= Stated exercise =
Your answer should be one number: how many lines of the records hold the string "this".

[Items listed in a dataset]
%%
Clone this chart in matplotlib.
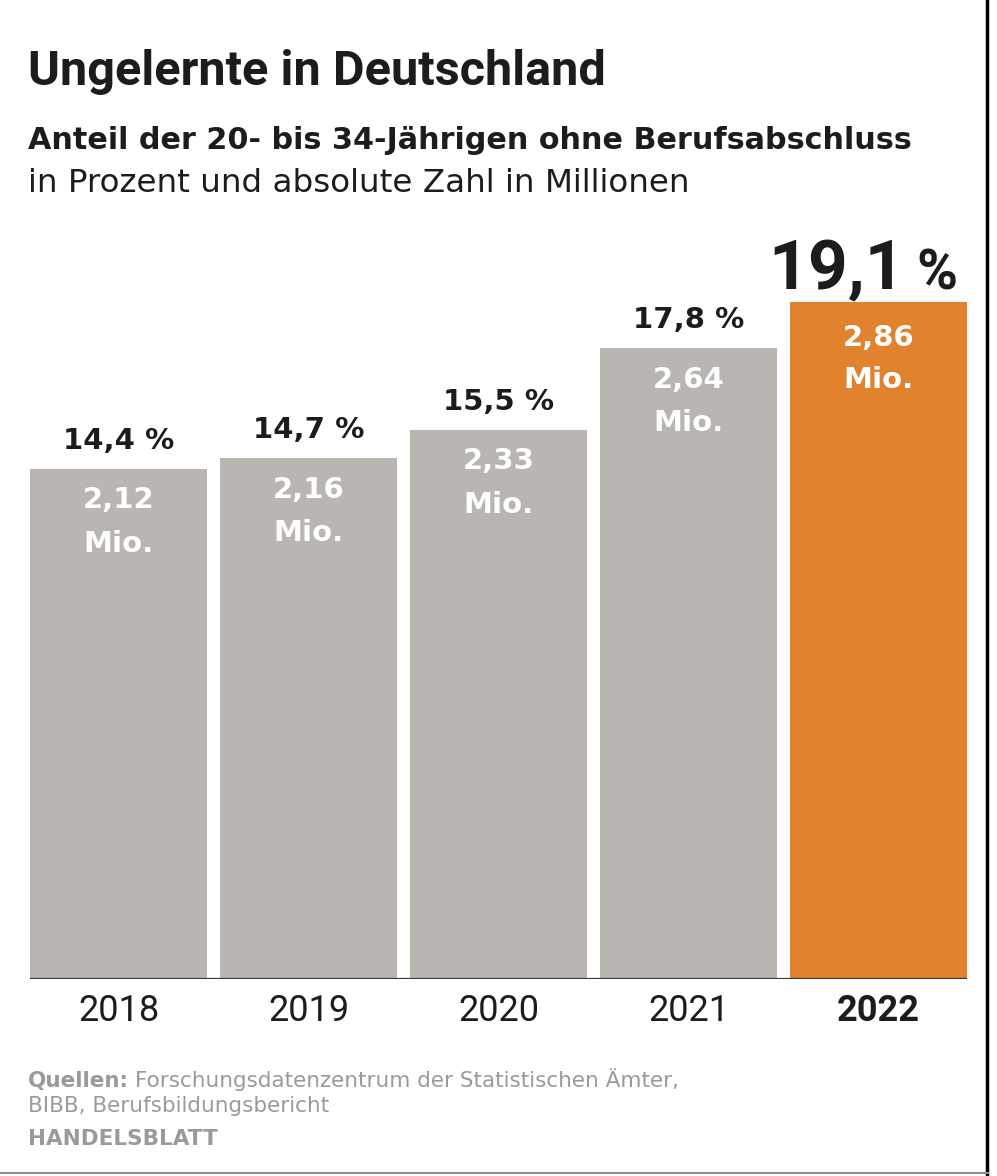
import matplotlib
matplotlib.use("Agg")
import matplotlib.pyplot as plt
from matplotlib.lines import Line2D

years = ["2018", "2019", "2020", "2021", "2022"]
shares = [14.4, 14.7, 15.5, 17.8, 19.1]
share_labels = ["14,4 %", "14,7 %", "15,5 %", "17,8 %", "19,1"]
millions = ["2,12", "2,16", "2,33", "2,64", "2,86"]

GREY = "#b9b5b0"
ORANGE = "#e0822e"
DARK = "#1c1c1c"
SOURCE = "#9a9a9a"
NARROW = ["Roboto", "DejaVu Sans"]
SANS = ["DejaVu Sans"]

W, H = 997, 1176
fig = plt.figure(figsize=(W / 100, H / 100), dpi=100)
fig.patch.set_facecolor("white")

# axes placed in pixel units: bars span x 30..967, baseline at y 979
left, right, base, top = 30, 967, 979, 200
ax = fig.add_axes([left / W, 1 - base / H, (right - left) / W, (base - top) / H])
px_per_pct = 35.45
ax.set_ylim(0, (base - top) / px_per_pct)
ax.set_xlim(-0.466, len(years) - 1 + 0.466)

colors = [GREY] * (len(years) - 1) + [ORANGE]
ax.bar(range(len(years)), shares, width=177 / 190, color=colors)
ax.axhline(0, color="#3a3a3a", lw=1.6)

for s in ax.spines.values():
    s.set_visible(False)
ax.set_yticks([])
ax.set_xticks(range(len(years)))
ax.set_xticklabels(years, fontsize=26, family=NARROW, color=DARK)
ax.tick_params(axis="x", length=0, pad=10)
ax.get_xticklabels()[-1].set_fontweight("bold")

for i, (v, lab, mio) in enumerate(zip(shares, share_labels, millions)):
    last = i == len(years) - 1
    if last:
        # big highlighted value, "%" set smaller next to it
        ax.annotate(lab, (i + 0.14, v), xytext=(0, 9), textcoords="offset points",
                    ha="right", va="baseline", fontsize=50, fontweight="bold",
                    family=NARROW, color=DARK)
        ax.annotate("%", (i + 0.20, v), xytext=(0, 9), textcoords="offset points",
                    ha="left", va="baseline", fontsize=40, fontweight="bold",
                    family=NARROW, color=DARK)
        off1, off2 = -26, -56
    else:
        ax.annotate(lab, (i, v), xytext=(0, 20), textcoords="offset points",
                    ha="center", va="center", fontsize=21, fontweight="bold",
                    family=SANS, color=DARK)
        off1, off2 = -23, -54
    ax.annotate(mio, (i, v), xytext=(0, off1), textcoords="offset points",
                ha="center", va="center", fontsize=21, fontweight="bold",
                family=SANS, color="white")
    ax.annotate("Mio.", (i, v), xytext=(0, off2), textcoords="offset points",
                ha="center", va="center", fontsize=21, fontweight="bold",
                family=SANS, color="white")

# headings
fig.text(28 / W, 1 - 85 / H, "Ungelernte in Deutschland", fontsize=35,
         fontweight="bold", family=NARROW, color=DARK, va="baseline")
fig.text(28 / W, 1 - 149 / H, "Anteil der 20- bis 34-Jährigen ohne Berufsabschluss",
         fontsize=21.8, fontweight="bold", family=SANS, color=DARK, va="baseline")
fig.text(28 / W, 1 - 192 / H, "in Prozent und absolute Zahl in Millionen",
         fontsize=23.4, family=SANS, color=DARK, va="baseline")

# footer
t = fig.text(28 / W, 1 - 1087 / H, "Quellen:", fontsize=15.5, fontweight="bold",
             family=SANS, color=SOURCE, va="baseline")
fig.canvas.draw()
bb = t.get_window_extent()
fig.text((bb.x1 + 6) / W, 1 - 1087 / H, "Forschungsdatenzentrum der Statistischen Ämter,",
         fontsize=15.5, family=SANS, color=SOURCE, va="baseline")
fig.text(28 / W, 1 - 1112 / H, "BIBB, Berufsbildungsbericht", fontsize=15.5,
         family=SANS, color=SOURCE, va="baseline")
fig.text(28 / W, 1 - 1145 / H, "HANDELSBLATT", fontsize=15.5, fontweight="bold",
         family=SANS, color=SOURCE, va="baseline")

# frame edges of the original screenshot
fig.add_artist(Line2D([987 / W, 987 / W], [2 / H, 1], transform=fig.transFigure,
                      color="black", lw=2.5))
fig.add_artist(Line2D([0, 988 / W], [3 / H, 3 / H], transform=fig.transFigure,
                      color="#8c8c8c", lw=1.5))

fig.savefig("out.png", dpi=100, facecolor="white")
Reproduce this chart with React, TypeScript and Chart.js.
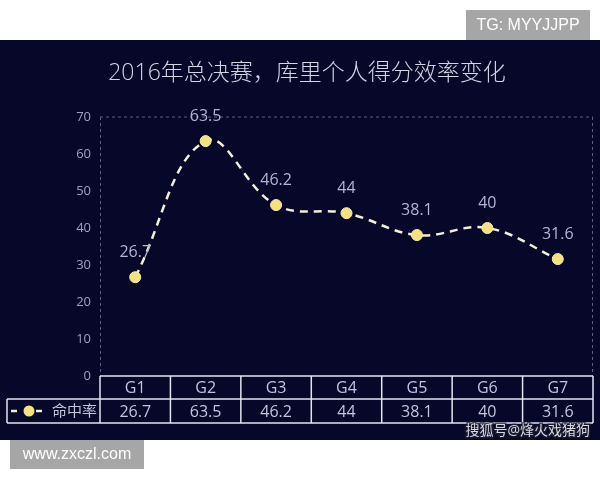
%%
= Correct answer =
2